Goal-setting Theory: Motivation

Motivation Definition: The reason or reasons to act in a particular way. It is what makes us do things and carry out tasks for the organisation. However, motivation is often used as an excuse, a lack of motivation for not doing anything. This is why in an organisation discipline needs to be used, to inspire the fact that motivation isn’t always needed, but discipline to get the job done is.

Goal-Setting Theory Definition: This theory has established four main propositions, which help to explain work behaviour, why people strive to try and meet their goals and why people don’t work as hard as they should.

The Goal-setting Theory has mainly been applied to short-term objectives, as they are often a lot more clear and thought as, as looking too far into the future is quite hard to do. The four main propositions are below:

Creating Challenging Goals

This leads to increased levels in performance. These types of goals, also known as ‘stretch’ goals lead as to work harder and push to meet the objectives, therefore getting much more from workers for the same price.

Creating Specific Goals

This also leads to higher levels of performance, as employees know exactly what they are trying to achieve. SMART comes into this area of the theory, saying that goals should be; specific, measurable, attainable, realistic and time related.

Participation Objectives

This proposition helps to make people feel more involved with their working lives, therefore making them much more interested in actually completing the goals. Commitment is increased.

Knowing the results of the last objectives

Allowing employees to know what was achieved in past objectives will help them strive to beat them, increasing performance and results.

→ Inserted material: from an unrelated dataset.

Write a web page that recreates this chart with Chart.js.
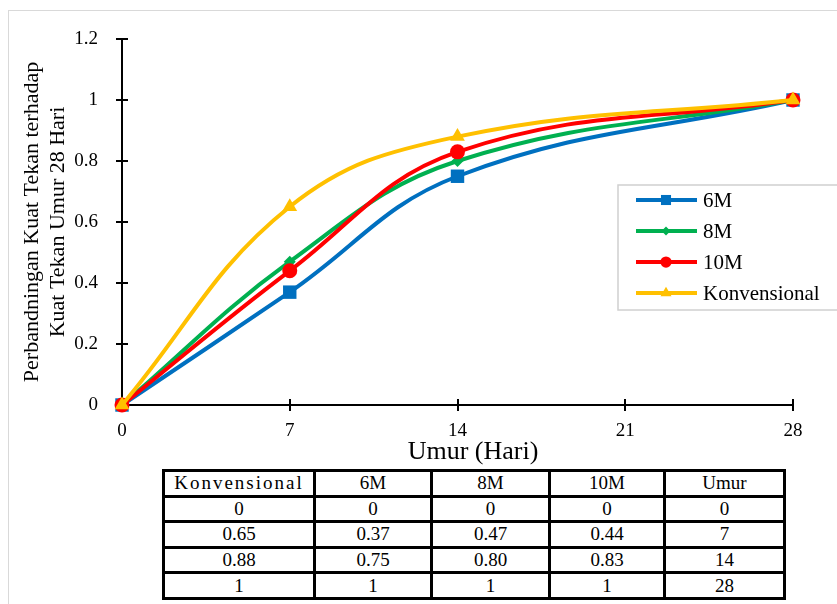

However, there are some implications of the Goal-setting Theory (Locke and Latham, 1990), mainly due with overuse of the above propositions. These implications are noted below:

  • Setting goals which are too hard to achieve. This could lead to dissatisfaction in the workplace and lead to less results.
  • Not being specific enough, which could lead to people missing out parts of the objective and therefore not actually meeting them.
  • Allowing employees to participate too much, which could lead to easier objectives being set, or objectives which aren’t relevant to the company.

(Locke and Latham, 1990)

Key Learning Points

  1. What is the Definition of Motivation?
  2. Explain the Goal-Setting Theory?